Asked about the claim, Cleary said Cargill was most likely referring to a lack of traceability in their indirect soya supply. This represents about a third of total supplies, he said, and is often used as an excuse for delaying traceability improvements. “Traceability [of indirect soya supplies] is harder but not impossible, hence often used as an excuse by laggards,” Cleary said.
Speaking from Brazil, Cleary added that although “all the companies are moaning” about the EU’s new deforestation regulations, introduced in June this year with an 18-month compliance window, they were all, including Cargill, preparing to meet requirements.
In an email received by the Guardian after publication, Cargill said the accusations in the Mighty Earth report were inaccurate and that it had “traced 100% of our directly sourced volumes in Brazil back to the farm polygon map – the most sophisticated and complete method available for tracing the source locations of the commodities we trade.” The email also said Cargill was “one of the original signatories of the Corporate Statement of Purpose that launched at COP26 and actively worked with the industry to develop the Agriculture Sector Roadmap introduced at COP27.”
The report adds that Cargill has said it was “proud to be one of the 14 companies that came together to address deforestation in key biomes and supply chains” as part of the November 2022 Agriculture Sector Roadmap to 1.5C. “As an industry, we collectively aligned on all aspects of the roadmap as the best path forward for protecting these critical South American forest ecosystems,” it said.

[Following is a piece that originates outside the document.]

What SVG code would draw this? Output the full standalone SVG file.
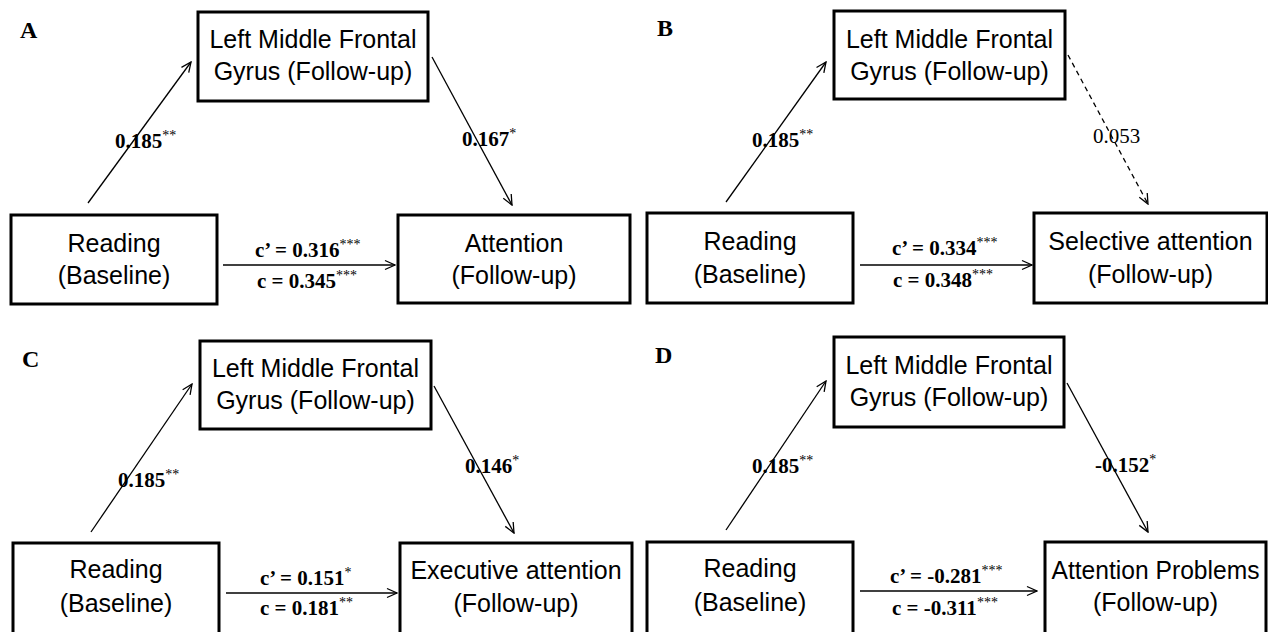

ADM did not respond to a request from the Guardian for comment, but a comment in the report states that the participants in the roadmap “worked together collegially and continue to do so. ADM believes that action must be taken to prevent both deforestation and conversion, and we have a strong record of responsible sourcing and monitoring our supply chains. We have achieved 100% traceability and 99% deforestation and conversion-free supply chains in Brazil, which includes the Cerrado”.
A person involved in the Cop27 soya ban discussions said, on condition of anonymity, that the Mighty Earth report was “somewhat misleading” because it implies “there was an agreed goal and the traders didn’t deliver on it”. Rather, the source said, there were “expectations” a ban would be announced at Cop27, but they were “unrealistic given the practices of the companies involved”.